Last week marked the 20th anniversary of the signing of the Americans with Disabilities Act. The passage of the ADA by the George H.W. Bush administration was seen as a landmark civil rights policy for people with disabilities and was touted as a step toward ending discrimination on the basis of ability in the United States. Although the ADA has provided impetus for many important changes, the overall intent of the law has not been fulfilled.
As a researcher in the field of disability studies, I am very interested in the origins of attitudes toward individuals with disabilities and other physical differences. Over the years I have consistently identified a disturbing undercurrent of bitterness toward individuals with disabilities. A couple of years ago I spoke with a group of teachers from across Idaho about students with disabilities, and I was honestly shocked by some of their responses. One teacher said: "The handicapped kids give me a job, but I often wonder if I'm wasting my time. Most of the kids I work with won't grow up to have jobs, pay taxes, or contribute to the community; they will just be a burden on the system when they grow up." To be fair, this sentiment is widely held by many across our community and country.
We live in a culture that is hopelessly preoccupied with physical perfection, and we are quick to judge those who appear or behave differently. We also live in a country that equates an individual's social worth with "productivity" - we glorify those who can generate/accumulate capital and look good while doing it. These distorted values leave many of us disillusioned and demoralized, but it also provides the energy for perpetuating destructive stereotypes about individuals with disabilities as unproductive, helpless and objects of pity.
The ADA was drafted to combat the discrimination and prejudice that historically has relegated people with disabilities to the role of recipients of charity. The overall intent of the ADA was to extend basic civil rights protections to individuals with disabilities who experience discrimination in employment, housing, transportation, education and community life.
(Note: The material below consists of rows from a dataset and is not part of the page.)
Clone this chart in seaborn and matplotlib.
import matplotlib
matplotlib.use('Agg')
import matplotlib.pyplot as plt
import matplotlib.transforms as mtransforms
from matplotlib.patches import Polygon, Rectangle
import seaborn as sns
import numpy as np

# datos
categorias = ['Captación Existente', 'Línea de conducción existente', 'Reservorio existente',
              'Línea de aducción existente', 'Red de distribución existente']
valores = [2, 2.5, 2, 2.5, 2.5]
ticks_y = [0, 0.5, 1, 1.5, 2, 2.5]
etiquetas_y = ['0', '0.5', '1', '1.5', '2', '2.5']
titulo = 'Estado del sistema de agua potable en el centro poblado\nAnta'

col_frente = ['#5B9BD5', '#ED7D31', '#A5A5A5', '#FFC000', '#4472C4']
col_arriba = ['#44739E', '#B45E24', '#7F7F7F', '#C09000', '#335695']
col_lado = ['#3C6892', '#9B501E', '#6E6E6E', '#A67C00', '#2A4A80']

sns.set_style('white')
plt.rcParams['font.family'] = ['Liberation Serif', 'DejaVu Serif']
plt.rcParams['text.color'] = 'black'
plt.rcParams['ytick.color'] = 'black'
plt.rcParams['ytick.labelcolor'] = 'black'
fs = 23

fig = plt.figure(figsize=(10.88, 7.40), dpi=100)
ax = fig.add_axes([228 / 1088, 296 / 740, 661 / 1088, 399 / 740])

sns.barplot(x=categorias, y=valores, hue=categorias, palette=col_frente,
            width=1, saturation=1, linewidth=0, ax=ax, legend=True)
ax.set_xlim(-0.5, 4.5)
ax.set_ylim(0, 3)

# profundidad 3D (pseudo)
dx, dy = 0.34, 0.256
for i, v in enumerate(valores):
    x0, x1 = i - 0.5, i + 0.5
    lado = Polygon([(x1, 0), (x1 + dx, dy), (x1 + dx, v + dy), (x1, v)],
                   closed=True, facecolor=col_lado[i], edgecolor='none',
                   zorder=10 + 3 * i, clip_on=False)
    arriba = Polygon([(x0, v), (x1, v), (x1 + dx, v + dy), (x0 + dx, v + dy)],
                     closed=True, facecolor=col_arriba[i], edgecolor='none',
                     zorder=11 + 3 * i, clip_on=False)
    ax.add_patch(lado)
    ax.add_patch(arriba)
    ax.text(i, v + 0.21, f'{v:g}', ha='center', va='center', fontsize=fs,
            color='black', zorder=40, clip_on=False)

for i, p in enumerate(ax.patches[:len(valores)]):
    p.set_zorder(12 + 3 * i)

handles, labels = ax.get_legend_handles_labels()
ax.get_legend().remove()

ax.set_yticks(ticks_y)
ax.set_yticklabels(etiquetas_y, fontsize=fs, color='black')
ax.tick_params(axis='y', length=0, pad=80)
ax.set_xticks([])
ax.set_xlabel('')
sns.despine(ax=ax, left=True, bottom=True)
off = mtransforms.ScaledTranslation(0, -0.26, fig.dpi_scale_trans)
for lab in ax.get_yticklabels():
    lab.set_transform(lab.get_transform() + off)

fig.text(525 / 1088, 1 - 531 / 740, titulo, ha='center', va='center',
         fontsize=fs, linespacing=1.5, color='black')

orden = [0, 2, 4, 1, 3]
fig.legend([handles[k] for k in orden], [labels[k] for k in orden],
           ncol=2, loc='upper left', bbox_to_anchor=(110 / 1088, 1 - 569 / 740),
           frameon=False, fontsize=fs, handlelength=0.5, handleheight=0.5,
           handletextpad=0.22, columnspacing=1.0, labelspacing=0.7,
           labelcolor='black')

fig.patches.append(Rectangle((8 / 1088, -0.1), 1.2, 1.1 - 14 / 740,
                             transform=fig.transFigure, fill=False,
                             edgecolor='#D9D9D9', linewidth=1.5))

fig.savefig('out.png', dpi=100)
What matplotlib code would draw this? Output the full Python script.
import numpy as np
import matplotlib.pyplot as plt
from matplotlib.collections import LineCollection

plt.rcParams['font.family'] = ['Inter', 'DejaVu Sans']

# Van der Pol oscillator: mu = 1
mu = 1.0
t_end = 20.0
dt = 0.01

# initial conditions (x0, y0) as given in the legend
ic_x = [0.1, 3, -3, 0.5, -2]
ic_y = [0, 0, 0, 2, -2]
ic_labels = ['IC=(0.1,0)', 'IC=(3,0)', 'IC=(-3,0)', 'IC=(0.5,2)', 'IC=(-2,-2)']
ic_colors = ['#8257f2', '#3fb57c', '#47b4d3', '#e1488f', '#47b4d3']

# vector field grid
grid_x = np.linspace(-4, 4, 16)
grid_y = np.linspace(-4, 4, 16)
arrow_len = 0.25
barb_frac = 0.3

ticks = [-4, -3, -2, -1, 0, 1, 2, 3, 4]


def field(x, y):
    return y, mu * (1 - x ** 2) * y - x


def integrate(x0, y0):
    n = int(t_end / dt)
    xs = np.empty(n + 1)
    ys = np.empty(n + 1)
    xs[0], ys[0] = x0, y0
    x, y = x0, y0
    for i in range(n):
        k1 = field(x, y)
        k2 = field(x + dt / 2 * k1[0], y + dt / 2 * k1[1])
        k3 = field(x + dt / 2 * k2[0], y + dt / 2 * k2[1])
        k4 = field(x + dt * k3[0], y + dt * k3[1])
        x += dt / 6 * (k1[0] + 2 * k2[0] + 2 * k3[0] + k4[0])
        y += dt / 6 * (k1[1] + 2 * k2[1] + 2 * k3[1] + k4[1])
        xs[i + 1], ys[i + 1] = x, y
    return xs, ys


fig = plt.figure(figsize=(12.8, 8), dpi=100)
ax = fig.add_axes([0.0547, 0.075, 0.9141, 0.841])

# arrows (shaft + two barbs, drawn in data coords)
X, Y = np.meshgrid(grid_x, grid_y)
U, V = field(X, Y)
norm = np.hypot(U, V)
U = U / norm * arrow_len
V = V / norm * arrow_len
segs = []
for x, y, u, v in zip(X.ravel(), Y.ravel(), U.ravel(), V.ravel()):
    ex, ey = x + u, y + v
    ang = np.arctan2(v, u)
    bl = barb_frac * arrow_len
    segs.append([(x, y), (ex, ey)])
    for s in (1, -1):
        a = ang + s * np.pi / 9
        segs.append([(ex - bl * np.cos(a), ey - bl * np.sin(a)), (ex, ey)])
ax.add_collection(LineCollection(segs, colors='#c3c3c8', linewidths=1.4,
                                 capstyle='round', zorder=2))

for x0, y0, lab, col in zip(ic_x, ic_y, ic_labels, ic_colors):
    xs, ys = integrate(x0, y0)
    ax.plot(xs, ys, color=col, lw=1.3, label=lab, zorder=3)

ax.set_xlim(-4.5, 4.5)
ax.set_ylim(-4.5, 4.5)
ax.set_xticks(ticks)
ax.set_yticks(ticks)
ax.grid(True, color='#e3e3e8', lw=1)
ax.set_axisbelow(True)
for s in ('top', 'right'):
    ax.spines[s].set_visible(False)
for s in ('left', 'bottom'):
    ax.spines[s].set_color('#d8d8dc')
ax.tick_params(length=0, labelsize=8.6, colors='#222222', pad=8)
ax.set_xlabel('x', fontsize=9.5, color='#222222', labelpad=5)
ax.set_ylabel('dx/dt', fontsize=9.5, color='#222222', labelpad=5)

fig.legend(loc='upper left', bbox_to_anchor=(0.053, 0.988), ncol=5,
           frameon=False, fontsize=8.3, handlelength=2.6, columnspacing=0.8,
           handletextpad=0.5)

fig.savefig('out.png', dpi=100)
The idea was to change society's treatment of people with disabilities, and to provide the legal recognition of individuals with disabilities as equal, productive members of American society.
The ADA dramatically altered the urban landscape for individuals with disabilities in larger cities - curb cuts, ramps and accessible public transportation are now important elements of the U.S. urban geography, but individuals with disabilities in rural areas, and especially Idaho, still have to deal with a widespread dearth of public transportation, accessible homes and businesses, community resources and viable employment opportunities. Unfortunately, Idaho is a state that is severely underdeveloped in the area of viable employment opportunities for people with disabilities.
Nationally, the rate of unemployment for people with disabilities is an astounding 63.2 percent. In Idaho the rate of unemployment for individuals with disabilities is 57.4 percent, according a 2009 report issued by the Center on Disability Statistics and Demographics. Admittedly, Idaho is doing marginally better than the national average, but Idaho's numbers can be deceiving. Idaho is a state that still supports a large sheltered workshop industry where people with disabilities are employed for extremely low pay in dead-end, grindingly boring jobs. Most sheltered workshops also are exempt from minimum wage laws, a fact that makes them one of the sole bastions of modern slave labor in the U.S.
Sheltered workshops are counterproductive to the intent of the ADA. People with disabilities deserve the opportunity to hold meaningful, community-based jobs and to be viewed as truly productive members of their communities and the state. Idaho has a moral imperative to address the disability employment situation in our state. The ADA is a good foundation, but it doesn't change attitudes or provide jobs. As disability activist Mary Johnson has noted: "A law cannot guarantee what a culture will not give."